Закрываю глаза, начинаю тихонько гудеть, мысленно считаю до десяти, очищая разум.

Когда я открываю глаза, он спрашивает:

— Хочешь поговорить о Кенни Джи?

Закрываю глаза, начинаю тихонько гудеть, мысленно считаю до десяти, очищая разум.

— Хорошо. Может, поговорим о Никки?

— Почему вы спрашиваете о Никки?

Вопрос получается резковатым.

— Пэт, чтобы помочь тебе, мне нужно получше узнать тебя, понимаешь? Твоя мама сказала, что ты хочешь вернуть Никки, что это главная цель твоей жизни, — думаю, с этого нам и стоит начать.

Напряжение немного отпускает меня, потому что доктор Патель не отметает саму мысль о нашем с Никки воссоединении — стало быть, считает, что я еще могу помириться с женой.

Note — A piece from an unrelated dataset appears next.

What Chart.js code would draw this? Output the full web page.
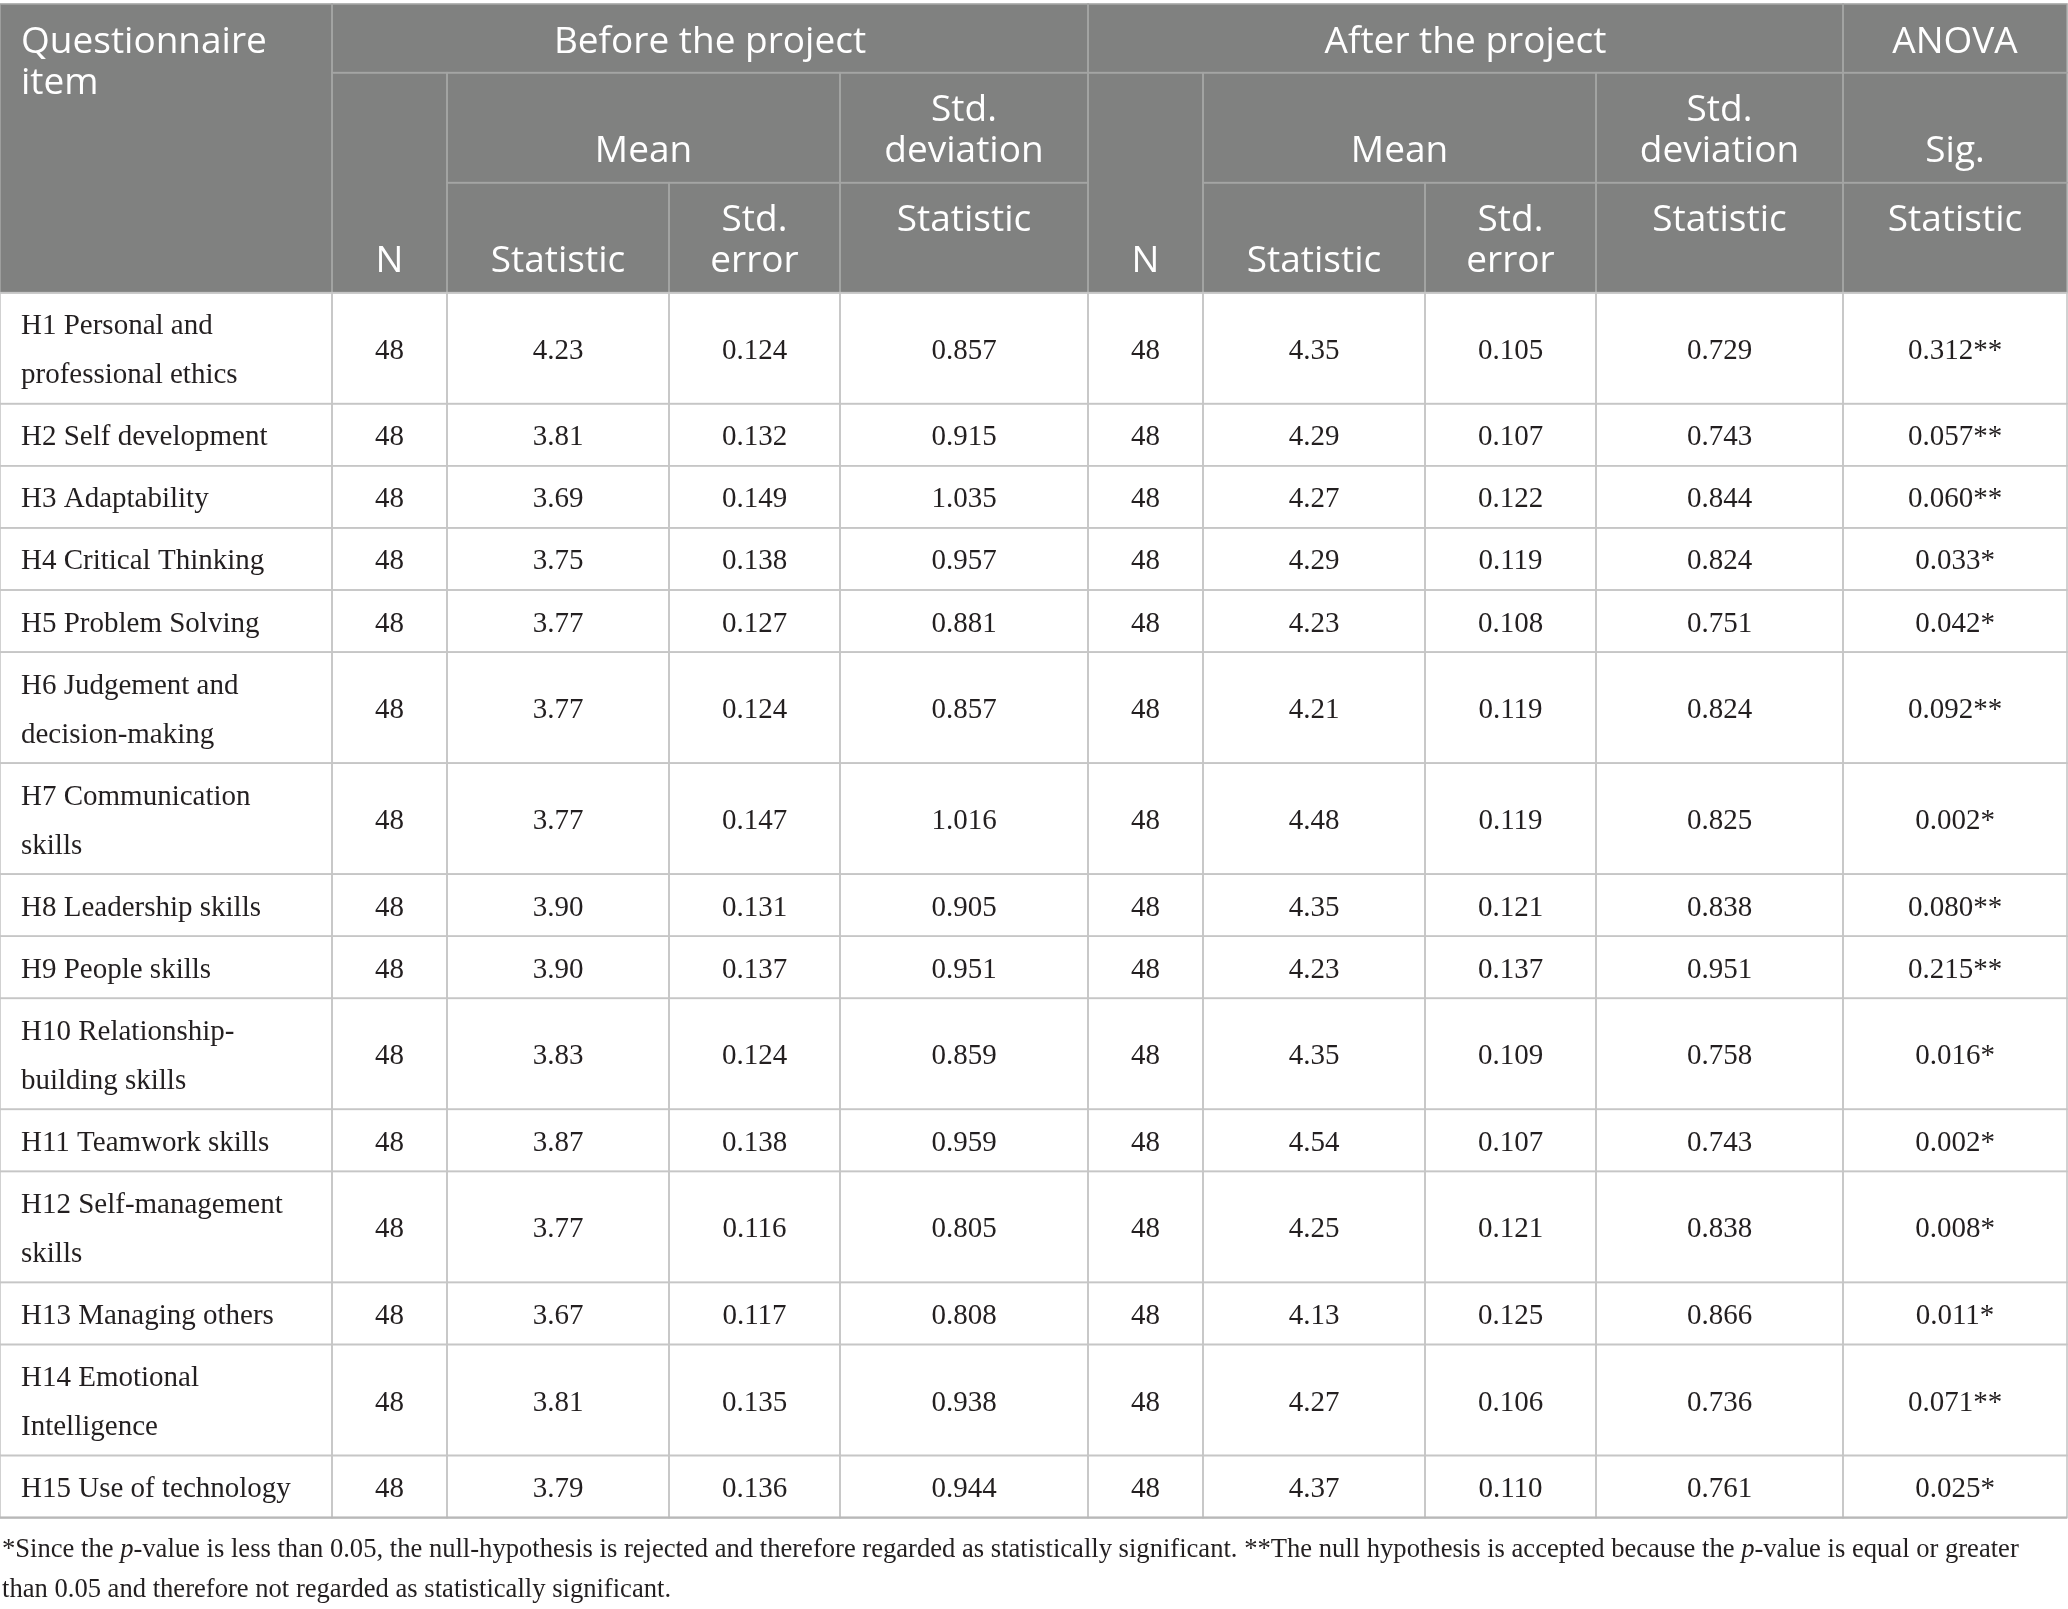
<!DOCTYPE html>
<html>
<head>
<meta charset="utf-8">
<script src="https://cdn.jsdelivr.net/npm/chart.js@4.4.1/dist/chart.umd.min.js"></script>
<style>
html,body{margin:0;padding:0;background:#ffffff;}
#wrap{width:2068px;height:1609px;position:relative;}
</style>
</head>
<body>
<div id="wrap"><canvas id="c"></canvas></div>
<script>
// ---------- DATA ----------
const items = [
  "H1 Personal and\nprofessional ethics",
  "H2 Self development",
  "H3 Adaptability",
  "H4 Critical Thinking",
  "H5 Problem Solving",
  "H6 Judgement and\ndecision-making",
  "H7 Communication\nskills",
  "H8 Leadership skills",
  "H9 People skills",
  "H10 Relationship-\nbuilding skills",
  "H11 Teamwork skills",
  "H12 Self-management\nskills",
  "H13 Managing others",
  "H14 Emotional\nIntelligence",
  "H15 Use of technology"
];
const nBefore    = [48,48,48,48,48,48,48,48,48,48,48,48,48,48,48];
const meanBefore = [4.23,3.81,3.69,3.75,3.77,3.77,3.77,3.90,3.90,3.83,3.87,3.77,3.67,3.81,3.79];
const seBefore   = [0.124,0.132,0.149,0.138,0.127,0.124,0.147,0.131,0.137,0.124,0.138,0.116,0.117,0.135,0.136];
const sdBefore   = [0.857,0.915,1.035,0.957,0.881,0.857,1.016,0.905,0.951,0.859,0.959,0.805,0.808,0.938,0.944];
const nAfter     = [48,48,48,48,48,48,48,48,48,48,48,48,48,48,48];
const meanAfter  = [4.35,4.29,4.27,4.29,4.23,4.21,4.48,4.35,4.23,4.35,4.54,4.25,4.13,4.27,4.37];
const seAfter    = [0.105,0.107,0.122,0.119,0.108,0.119,0.119,0.121,0.137,0.109,0.107,0.121,0.125,0.106,0.110];
const sdAfter    = [0.729,0.743,0.844,0.824,0.751,0.824,0.825,0.838,0.951,0.758,0.743,0.838,0.866,0.736,0.761];
const sigValue   = [0.312,0.057,0.060,0.033,0.042,0.092,0.002,0.080,0.215,0.016,0.002,0.008,0.011,0.071,0.025];
const sigMark    = ["**","**","**","*","*","**","*","**","**","*","*","*","*","**","*"];

// header labels: [text, firstCol, lastCol, firstRow, lastRow, align, valign]
const headerCells = [
  ["Questionnaire\nitem", 0, 0, 0, 2, "left", "top"],
  ["Before the project", 1, 4, 0, 0, "center", "top"],
  ["After the project", 5, 8, 0, 0, "center", "top"],
  ["ANOVA", 9, 9, 0, 0, "center", "top"],
  ["N", 1, 1, 1, 2, "center", "bottom"],
  ["Mean", 2, 3, 1, 1, "center", "bottom"],
  ["Std.\ndeviation", 4, 4, 1, 1, "center", "bottom"],
  ["N", 5, 5, 1, 2, "center", "bottom"],
  ["Mean", 6, 7, 1, 1, "center", "bottom"],
  ["Std.\ndeviation", 8, 8, 1, 1, "center", "bottom"],
  ["Sig.", 9, 9, 1, 1, "center", "bottom"],
  ["Statistic", 2, 2, 2, 2, "center", "bottom"],
  ["Std.\nerror", 3, 3, 2, 2, "center", "bottom"],
  ["Statistic", 4, 4, 2, 2, "center", "top"],
  ["Statistic", 6, 6, 2, 2, "center", "bottom"],
  ["Std.\nerror", 7, 7, 2, 2, "center", "bottom"],
  ["Statistic", 8, 8, 2, 2, "center", "top"],
  ["Statistic", 9, 9, 2, 2, "center", "top"]
];

const footLines = [
  [["*Since the ", false], ["p", true], ["-value is less than 0.05, the null-hypothesis is rejected and therefore regarded as statistically significant. **The null hypothesis is accepted because the ", false], ["p", true], ["-value is equal or greater", false]],
  [["than 0.05 and therefore not regarded as statistically significant.", false]]
];

// ---------- LAYOUT ----------
const W = 2068, H = 1609;
const colEdges = [0, 332, 447, 669, 840, 1088, 1203, 1425, 1596, 1843, 2067];
const headerEdges = [4, 72.7, 182.7, 292.7];
const singleH = 62.1, doubleH = 111, bodyLineGap = 49;
const headFont = '37px "Open Sans"';
const bodyFont = '29px "Liberation Serif"';
const footSize = 26.6;
const footBase = [1557, 1597];
const headBg = '#808180', headLine = '#a4a5a4', bodyLine = '#c6c6c6', textCol = '#231f20';

function fmt(v, d){ return v.toFixed(d); }

const tablePlugin = {
  id: 'tablePlugin',
  afterDraw(chart){
    const ctx = chart.ctx;
    const xs = chart.scales.x, ys = chart.scales.y;
    const X = v => xs.getPixelForValue(v);
    const Y = v => ys.getPixelForValue(v);
    ctx.save();

    // header background
    ctx.fillStyle = headBg;
    ctx.fillRect(X(colEdges[0]), Y(headerEdges[0]), X(colEdges[10]) - X(colEdges[0]), Y(headerEdges[3]) - Y(headerEdges[0]));

    // header cells
    ctx.font = headFont;
    ctx.textBaseline = 'alphabetic';
    headerCells.forEach(hc => {
      const [txt, c0, c1, r0, r1, align, valign] = hc;
      const x0 = X(colEdges[c0]), x1 = X(colEdges[c1 + 1]);
      const y0 = Y(headerEdges[r0]), y1 = Y(headerEdges[r1 + 1]);
      ctx.strokeStyle = headLine;
      ctx.lineWidth = 1.6;
      ctx.strokeRect(x0, y0, x1 - x0, y1 - y0);
      const lines = txt.split('\n');
      ctx.fillStyle = '#ffffff';
      lines.forEach((ln, j) => {
        let by;
        if (valign === 'top') by = y0 + 48.5 + j * 41.5;
        else by = y1 - 20.5 - (lines.length - 1 - j) * 41.5;
        if (align === 'left') { ctx.textAlign = 'left'; ctx.fillText(ln, x0 + 21, by); }
        else { ctx.textAlign = 'center'; ctx.fillText(ln, (x0 + x1) / 2, by); }
      });
    });

    // body rows
    ctx.font = bodyFont;
    let top = headerEdges[3];
    items.forEach((label, i) => {
      const lines = label.split('\n');
      const h = lines.length > 1 ? doubleH : singleH;
      const yTop = Y(top), yBot = Y(top + h);
      const mid = (yTop + yBot) / 2;
      const cells = [
        null,
        String(nBefore[i]), fmt(meanBefore[i], 2), fmt(seBefore[i], 3), fmt(sdBefore[i], 3),
        String(nAfter[i]), fmt(meanAfter[i], 2), fmt(seAfter[i], 3), fmt(sdAfter[i], 3),
        fmt(sigValue[i], 3) + sigMark[i]
      ];
      for (let c = 0; c < 10; c++) {
        const x0 = X(colEdges[c]), x1 = X(colEdges[c + 1]);
        ctx.strokeStyle = bodyLine;
        ctx.lineWidth = 1.6;
        ctx.strokeRect(x0, yTop, x1 - x0, yBot - yTop);
        ctx.fillStyle = textCol;
        if (c === 0) {
          ctx.textAlign = 'left';
          lines.forEach((ln, j) => {
            const cy = mid + (j - (lines.length - 1) / 2) * bodyLineGap;
            ctx.fillText(ln, x0 + 21, cy + 10.5);
          });
        } else {
          ctx.textAlign = 'center';
          ctx.fillText(cells[c], (x0 + x1) / 2, mid + 10.5);
        }
      }
      top += h;
    });
    // bottom border of table
    ctx.strokeStyle = '#b8b8b8';
    ctx.lineWidth = 2.2;
    ctx.beginPath();
    ctx.moveTo(X(colEdges[0]), Y(top));
    ctx.lineTo(X(colEdges[10]), Y(top));
    ctx.stroke();

    // footnote
    ctx.textAlign = 'left';
    ctx.fillStyle = textCol;
    footLines.forEach((runs, li) => {
      let x = X(2);
      runs.forEach(([t, it]) => {
        ctx.font = (it ? 'italic ' : '') + footSize + 'px "Liberation Serif"';
        ctx.fillText(t, x, Y(footBase[li]));
        x += ctx.measureText(t).width;
      });
    });
    ctx.restore();
  }
};

new Chart(document.getElementById('c'), {
  type: 'scatter',
  data: { datasets: [] },
  options: {
    responsive: true,
    maintainAspectRatio: false,
    animation: false,
    devicePixelRatio: 1,
    layout: { padding: 0 },
    plugins: { legend: { display: false }, tooltip: { enabled: false }, title: { display: false } },
    scales: {
      x: { type: 'linear', min: 0, max: W, display: false },
      y: { type: 'linear', min: 0, max: H, reverse: true, display: false }
    }
  },
  plugins: [tablePlugin]
});
</script>
</body>
</html>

— Никки? Никки замечательная, — говорю я, чувствуя тепло, которое разливается в груди всякий раз, как я произношу ее имя, всякий раз, как ее лицо встает у меня перед глазами. — Она лучшее, что было в моей жизни. Я люблю ее больше всего на свете. Я так хочу, чтобы время порознь поскорее закончилось.

— Время порознь?

— Ну да. Время порознь.

— Что такое «время порознь»?

— Несколько месяцев назад мы договорились, что я дам Никки больше личного пространства, а она вернется ко мне, когда поймет, что разобралась со своими проблемами в достаточной степени, чтобы мы снова могли быть вместе. То есть мы как бы расстались, но только на время.

— Почему вы расстались?

— В основном потому, что я не ценил ее и был настоящим трудоголиком: я заведовал отделением истории в школе имени Джефферсона да еще был тренером по трем видам спорта, мало времени проводил дома, и ей было одиноко. Кроме того, я себя подзапустил, имел от десяти до семидесяти фунтов лишку, но я работаю над всем этим, и еще я охотно сходил бы к семейному психологу, как Никки всегда хотела, и все потому, что я изменился.

— Вы договорились о дате?

— Дате?

— Дате окончания времени порознь.

— Нет.

— То есть этот период может продлиться неопределенное время?

— Ну, теоретически — да… Тем более что мне не разрешено вступать в контакт с Никки и ее родней.

— Почему же?

— Ну… вообще-то, не знаю. То есть я люблю родителей Никки не меньше, чем ее саму. Но это все не важно, я думаю, Никки вернется ко мне рано или поздно, и тогда она сама все уладит со своими близкими.